Iran’s IRGC Chief Vows Revenge Over Charlie Hebdo Cartoons

January 11, 2023
2 min read
"You have made a big mistake, and Muslims will take revenge sooner or later, so no one can dare to insult Muslims anywhere in the world," Major General Hossein Salami said on January 10
"You have made a big mistake, and Muslims will take revenge sooner or later, so no one can dare to insult Muslims anywhere in the world," Major General Hossein Salami said on January 10

The commander of Iran's elite Revolutionary Guards Corps (IRGC) has said that Muslims will “sooner or later” take revenge against the French satirical magazine Charlie Hebdo for publishing cartoons of Iranian Supreme Leader Ali Khamenei deemed “insulting” by the Islamic Republic.
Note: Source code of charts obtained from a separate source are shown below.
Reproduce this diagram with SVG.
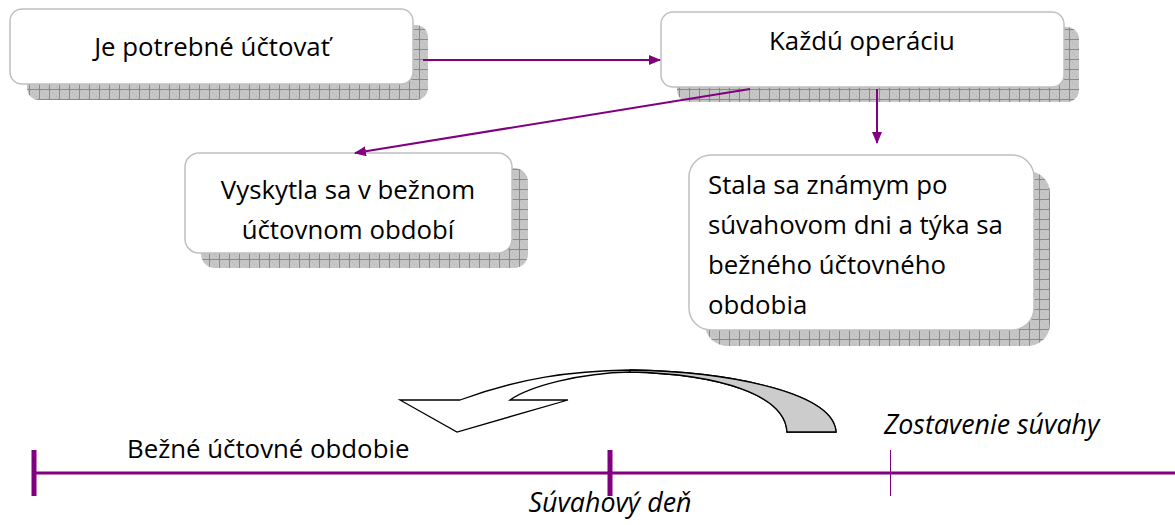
<svg xmlns="http://www.w3.org/2000/svg" width="1175" height="525" viewBox="0 0 1175 525">
  <defs>
    <!-- checked grey texture for the drop shadows -->
    <pattern id="grid" width="10" height="10" patternUnits="userSpaceOnUse">
      <rect width="10" height="10" fill="#c6c6c6"/>
      <rect x="0" y="0" width="1" height="1" fill="#b4b4b4"/>
      <rect x="2" y="2" width="1" height="1" fill="#b4b4b4"/>
      <rect x="4" y="4" width="1" height="1" fill="#b4b4b4"/>
      <rect x="6" y="6" width="1" height="1" fill="#b4b4b4"/>
      <rect x="8" y="8" width="1" height="1" fill="#b4b4b4"/>
      <path d="M0 9.5H10M9.5 0V10" stroke="#8a8a8a" stroke-width="1"/>
    </pattern>
    <marker id="ah" viewBox="0 0 12 10" refX="11" refY="5" markerWidth="12" markerHeight="10" markerUnits="userSpaceOnUse" orient="auto">
      <path d="M0 0L12 5L0 10Z" fill="#800080"/>
    </marker>
  </defs>
  <style>
    .shadow { fill: url(#grid); }
    .box { fill: #ffffff; stroke: #c0c0c0; stroke-width: 1.5; }
    .t { font-family: "Open Sans", Lato, sans-serif; font-size: 25.8px; fill: #000; }
    .c { text-anchor: middle; }
    .it { font-style: italic; font-size: 26.8px; }
    .link { stroke: #800080; stroke-width: 2; fill: none; marker-end: url(#ah); }
    .axis { stroke: #800080; fill: none; }
    .curl { stroke: #000; stroke-width: 1.3; stroke-linejoin: miter; }
  </style>

  <!-- nodes -->
  <g id="node-uctovat">
    <rect class="shadow" x="27" y="25" width="401" height="75" rx="12"/>
    <rect class="box" x="10" y="9" width="403" height="75" rx="12"/>
    <text class="t c" x="212" y="56">Je potrebné účtovať</text>
  </g>

  <g id="node-operacia">
    <rect class="shadow" x="677" y="27" width="402" height="75" rx="12"/>
    <rect class="box" x="661" y="12" width="403" height="75" rx="12"/>
    <text class="t c" x="862" y="50">Každú operáciu</text>
  </g>

  <g id="node-bezne">
    <rect class="shadow" x="201" y="168" width="327" height="100" rx="14"/>
    <rect class="box" x="185" y="153" width="327" height="100" rx="14"/>
    <text class="t c" x="348" y="199">Vyskytla sa v bežnom</text>
    <text class="t c" x="348" y="239">účtovnom období</text>
  </g>

  <g id="node-po-suvahovom">
    <rect class="shadow" x="705" y="171" width="345" height="175" rx="22"/>
    <rect class="box" x="689" y="155" width="345" height="175" rx="22"/>
    <text class="t" x="708" y="194">Stala sa známym po</text>
    <text class="t" x="708" y="234">súvahovom dni a týka sa</text>
    <text class="t" x="708" y="274">bežného účtovného</text>
    <text class="t" x="708" y="314">obdobia</text>
  </g>

  <!-- connectors -->
  <g id="connectors">
    <line class="link" x1="423" y1="60" x2="660" y2="60"/>
    <line class="link" x1="750" y1="89" x2="355" y2="153"/>
    <line class="link" x1="877" y1="89" x2="877" y2="143"/>
  </g>

  <!-- curved return arrow -->
  <g id="curl-arrow">
    <path class="curl" fill="#ffffff" d="M400 400L460 400C520 378 570 371 630 370C740 372 834 395 836 432L787 432C785 395 720 374 630 372C580 373 530 386 510 400L568 400L457 432Z"/>
    <path class="curl" fill="#cccccc" d="M630 370C740 372 834 395 836 432L787 432C785 395 720 374 630 372Z"/>
  </g>

  <!-- timeline -->
  <g id="timeline">
    <line class="axis" x1="33" y1="473" x2="1175" y2="473" stroke-width="3"/>
    <line class="axis" x1="34" y1="450" x2="34" y2="496" stroke-width="5"/>
    <line class="axis" x1="610" y1="450" x2="610" y2="496" stroke-width="5"/>
    <line class="axis" x1="890.5" y1="450" x2="890.5" y2="496" stroke-width="1"/>
    <text class="t" x="127" y="458">Bežné účtovné obdobie</text>
    <text class="t it c" x="610" y="512">Súvahový deň</text>
    <text class="t it" x="884" y="434">Zostavenie súvahy</text>
  </g>
</svg>
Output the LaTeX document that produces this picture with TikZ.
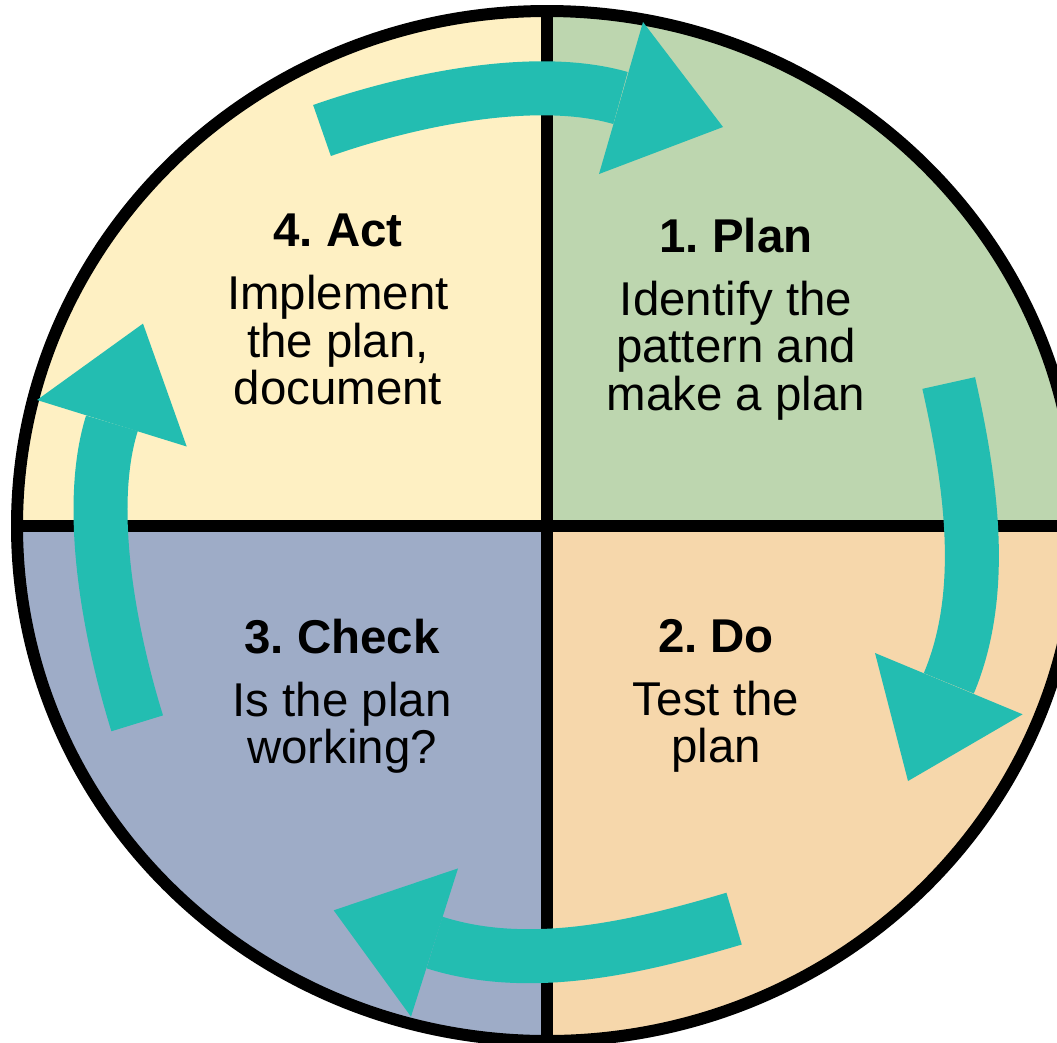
\documentclass[tikz,border=0pt]{standalone}
\usepackage{fontspec}
\setmainfont{Liberation Sans}
\frenchspacing

\definecolor{actyellow}{HTML}{FEF0C3}
\definecolor{plangreen}{HTML}{BDD6AF}
\definecolor{dopeach}{HTML}{F6D7AB}
\definecolor{checkblue}{HTML}{9EACC7}
\definecolor{cycleteal}{HTML}{23BDB1}

\tikzset{
  stage/.style={align=center, inner sep=0pt, anchor=north,
    font=\fontsize{27}{27}\selectfont},
  shaft/.style={draw=cycleteal, line width=1.08cm},
  head/.style={fill=cycleteal},
}

\begin{document}
\begin{tikzpicture}[x=0.02cm, y=-0.02cm]
  \useasboundingbox (0,0) rectangle (1057,1042);
  \clip (0,0) rectangle (1057,1042);

  % four quadrants
  \begin{scope}
    \clip (547,526) ellipse [x radius=530, y radius=515];
    \fill [actyellow] (0,0) rectangle (547,526);
    \fill [plangreen] (547,0) rectangle (1100,526);
    \fill [checkblue] (0,526) rectangle (547,1100);
    \fill [dopeach] (547,526) rectangle (1100,1100);
    \draw [line width=0.24cm] (547,0) -- (547,1100);
    \draw [line width=0.24cm] (0,526) -- (1100,526);
  \end{scope}
  \draw [line width=0.24cm] (547,526) ellipse [x radius=530, y radius=515];

  % texts
  \node [stage] (act) at (338,214) {\textbf{4. Act}\\[8.7pt]Implement\\the plan,\\document};
  \node [stage] (plan) at (736,218) {\textbf{1. Plan}\\[8.7pt]Identify the\\pattern and\\make a plan};
  \node [stage] (check) at (342,619) {\textbf{3. Check}\\[8.7pt]Is the plan\\working?};
  \node [stage] (do) at (716,619) {\textbf{2. Do}\\[8.7pt]Test the\\plan};

  % act -> plan
  \draw [shaft] (322,130.5) .. controls (406.6,100.8) and (534,73) .. (620.5,98);
  \fill [head] (643,22) -- (723,127) -- (599,174) -- cycle;

  % plan -> do
  \draw [shaft] (948.7,383) .. controls (970.5,480.6) and (987.5,591.1) .. (948.8,683.3);
  \fill [head] (875,653) -- (908,781) -- (1022.6,714.3) -- cycle;

  % do -> check
  \draw [shaft] (734.1,918.6) .. controls (638.2,947.1) and (529.8,972.9) .. (434.5,942.5);
  \fill [head] (458,868.4) -- (333.7,910.3) -- (411,1016.6) -- cycle;

  % check -> act
  \draw [shaft] (137.2,723.3) .. controls (110.5,637.4) and (85.1,509.3) .. (111.9,423.3);
  \fill [head] (37,400) -- (143,323.6) -- (186.7,446.5) -- cycle;
\end{tikzpicture}
\end{document}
"You have made a big mistake, and Muslims will take revenge sooner or later, so no one can dare to insult Muslims anywhere in the world," Major General Hossein Salami said on January 10.

In last week’s issue, the controversial French weekly published cartoons mocking Khamenei, who has held power in Iran for more than 30 years, as part of a competition launched in support of anti-government protesters who have taken to the streets across the country for nearly four months.

One cartoon depicted a turbaned cleric reaching for a hangman’s noose as he drowns in blood, while another showed Khamenei clinging to a giant throne above the raised fists of protesters.

Other entries depict sexually explicit scenes that included the supreme leader and other Iranian clerics.

Salami on January 10 mentioned an August 2022 attack in which novelist Salman Rushdie was seriously injured, and warned that Charlie Hebdo’s staff may be subject to similar acts.

Rushdie, a prominent Indian-born, British-American author, lost sight in one eye and the use of one hand in the stabbing attack in the US state of New York. The author of the novel The Satanic Verses, which some Muslims consider blasphemous, spent years in hiding after Ruhollah Khomeini, the founding father of the Islamic republic, issued a fatwa, or religious edict, against him in 1989.

“You may arrest the avengers, but the dead will not come back to life," the IRGC commander said.

Meanwhile, Charlie Hebdo editors reported that the magazine was hit by a cyberattack. 

The weekly has a history of pushing the limits of free speech on race, religion, and politics in France, home to Europe's largest Muslim community.

It has been the target of other attacks over the years. In 2015, 12 people were killed by Islamist militants in an attack at the magazine's Paris office over the publication of cartoons of Islam’s prophet.

The Islamic Republic has summoned France's ambassador to Iran to protest the "insulting" cartoons depicting Khamenei and announced it was closing a French research institute in Tehran.

In a statement, the Iranian-backed Lebanese militant group Hezbollah called on the French government to “take decisive measures to punish those behind the act for attacking dignitaries of a whole nation.”